Amid the surfeit of optimism, someone in the audience asked: What's the risk that the red-hot Chinese economy is overheating? Is there more investment going into China than it can absorb? Will interest rates have to rise to beat back inflation?
These are questions that have implications for the global economy. China is the world's fastest-growing market for cars, and the biggest market for cellular phones. It consumes about a quarter of the world's steel, a third of its oil and half of its cement. China has been a bigger contributor to global growth than the United States for the past two years.
Paliwal said he didn't take the inflation threat too seriously because China has just come out of a long period of falling prices. Products being churned out by ABB's factories in China, even export-oriented units, are being lapped up locally.
So have economists at Morgan Stanley, Credit Suisse First Boston and Lehman Brothers - who have put out "China overheating" alerts - got it all wrong?

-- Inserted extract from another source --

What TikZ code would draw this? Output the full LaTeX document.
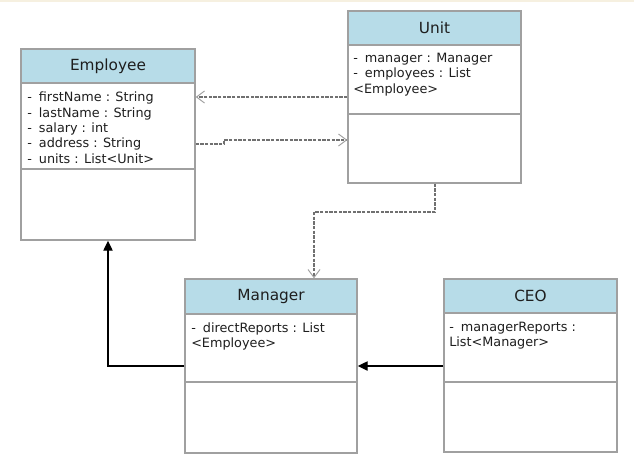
\documentclass[tikz,border=0pt]{standalone}
\usepackage{fontspec}
\setmainfont{DejaVu Sans}
\usetikzlibrary{fit,arrows.meta}
\definecolor{hdrblue}{HTML}{B7DCE8}
\definecolor{boxgray}{HTML}{A0A0A0}
\definecolor{dashgray}{HTML}{707070}
\definecolor{txt}{HTML}{1E1E1E}
\definecolor{topstrip}{HTML}{F6F0E0}
\newcommand\umldash{-\hspace{0.55em}}
\tikzset{
  hdr/.style={draw=boxgray, line width=1.1pt, fill=hdrblue, inner sep=0pt},
  ttl/.style={inner sep=0pt, text=txt, font=\fontsize{11.5}{13}\selectfont},
  cbody/.style={draw=boxgray, line width=1.1pt, fill=white, inner sep=0pt},
  attr/.style={anchor=north west, inner sep=0pt, align=left, text=txt, font=\fontsize{9.6}{11.5}\selectfont},
  dep/.style={draw=dashgray, line width=0.9pt, dash pattern=on 2.4pt off 1.1pt, -{Straight Barb[length=6pt,width=9pt,color=boxgray,line width=0.7pt]}},
  inh/.style={draw=black, line width=1pt, -{Triangle[length=7.5pt,width=7pt]}},
}
\begin{document}
\begin{tikzpicture}[x=0.75pt,y=-0.75pt]
\useasboundingbox (0,0) rectangle (634,465);
\fill[topstrip] (0,0) rectangle (634,1.8);
% Employee
\node[hdr, fit={(21,49) (195,83)}] (empH) {};
\node[ttl] (empL) at (empH.center) {Employee};
\node[cbody, fit={(21,83) (195,169)}] (empA) {};
\node[cbody, fit={(21,169) (195,240)}] (empM) {};
\node[attr] (empT) at (27,92) {\umldash firstName : String\\\umldash lastName : String\\\umldash salary : int\\\umldash address : String\\\umldash units : List<Unit>};
% Unit
\node[hdr, fit={(348,11) (521,45)}] (unitH) {};
\node[ttl] (unitL) at (unitH.center) {Unit};
\node[cbody, fit={(348,45) (521,114)}] (unitA) {};
\node[cbody, fit={(348,114) (521,183)}] (unitM) {};
\node[attr] (unitT) at (353,53) {\umldash manager : Manager\\\umldash employees : List\\<Employee>};
% Manager
\node[hdr, fit={(185,279) (357,314)}] (mgrH) {};
\node[ttl] (mgrL) at (mgrH.center) {Manager};
\node[cbody, fit={(185,314) (357,382)}] (mgrA) {};
\node[cbody, fit={(185,382) (357,453)}] (mgrM) {};
\node[attr] (mgrT) at (191,322) {\umldash directReports : List\\<Employee>};
% CEO
\node[hdr, fit={(444,279) (617,313)}] (ceoH) {};
\node[ttl] (ceoL) at (ceoH.center) {CEO};
\node[cbody, fit={(444,313) (617,382)}] (ceoA) {};
\node[cbody, fit={(444,382) (617,452)}] (ceoM) {};
\node[attr] (ceoT) at (449,322) {\umldash managerReports :\\List<Manager>};
% connectors
\draw[dep] (unitA.west |- 0,97) -- (empA.east |- 0,97);
\draw[dep] (empA.east |- 0,144) -- (224,144) -- (224,140) -- (unitM.west |- 0,140);
\draw[dep] (unitM.south -| 435,0) -- (435,212) -- (314,212) -- (mgrH.north -| 314,0);
\draw[inh] (mgrA.west |- 0,366) -- (108,366) -- (empM.south -| 108,0);
\draw[inh] (ceoA.west |- 0,366) -- (mgrA.east |- 0,366);
\end{tikzpicture}
\end{document}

Or is this kind of exuberance just proof that investors are overstretching themselves in China?
"China is experiencing a round of hyper-investment," CSFB researchers, led by Jonathan Garner, managing director of the firm's global strategy division, said in a Jan. 5 report.
"We expect fixed asset investment growth to fall sharply," dwindling from 23 percent annual growth at present to almost zero at the end of 2005, say the CSFB researchers, who predict that the Chinese central bank will start raising interest rates toward the middle of this year.
"China faces a deflationary excess," says Andy Xie, chief economist at Morgan Stanley Asia. "A lot of companies may become unprofitable and we could see another wave of bad debts."
The point of departure between the enthusiastic words coming out of Davos, and what most brokerage economists in Asia are telling their clients, is inflation - the telltale sign of an overheating economy. That's still moderate in China, even as economic growth in 2003 soared to 9.1 percent, the highest in six years. Consumer prices in December did rise 3.2 percent from a year earlier, but that was the result of short-term food shortages.
If inflation is benign, where is the proof of overheating?
And why will the Chinese authorities want to raise interest rates? Li Deshui, a director of China's statistics bureau, said in Beijing that "there's no need yet to slam on the brakes."
There may be a powerful need - unsustainable money supply, which grew 20 percent in December from a year earlier, compared with a 17 percent rise in the same month of 2002, and 14 percent growth in December 2001.
So far, the surge in money supply is not inflationary, because it is feeding more of investment, and less of consumption.
Furthermore, overcapacity is leading to price wars. Average car prices in China fell 7.7 percent in December from a year ago.
Even so, with commodities like steel beginning to become costlier, the risk of bankruptcies may be rising.
China may tighten interest rates and settle for slower growth, because it can't afford bankruptcies when the bad-loan ratio at its state-owned banks is 45 percent, according to estimates by Standard Poor's.
"The bigger risk is that the investment boom continues, raising the risk of a hard landing further out," a Lehman Brothers economist, Robert Subbaraman, said last Friday.
It might all turn out to be so much brouhaha. Hong Liang, a Hong Kong-based economist at Goldman Sachs, says overheating of the Chinese economy may be a medium-term issue, nothing to fret about this year, or the next.
Even then, investors may do well to keep in mind that the Lunar New Year, which got under way as the Davos discussion was taking place, is the year of the monkey. And in the year of the monkey, anything can happen.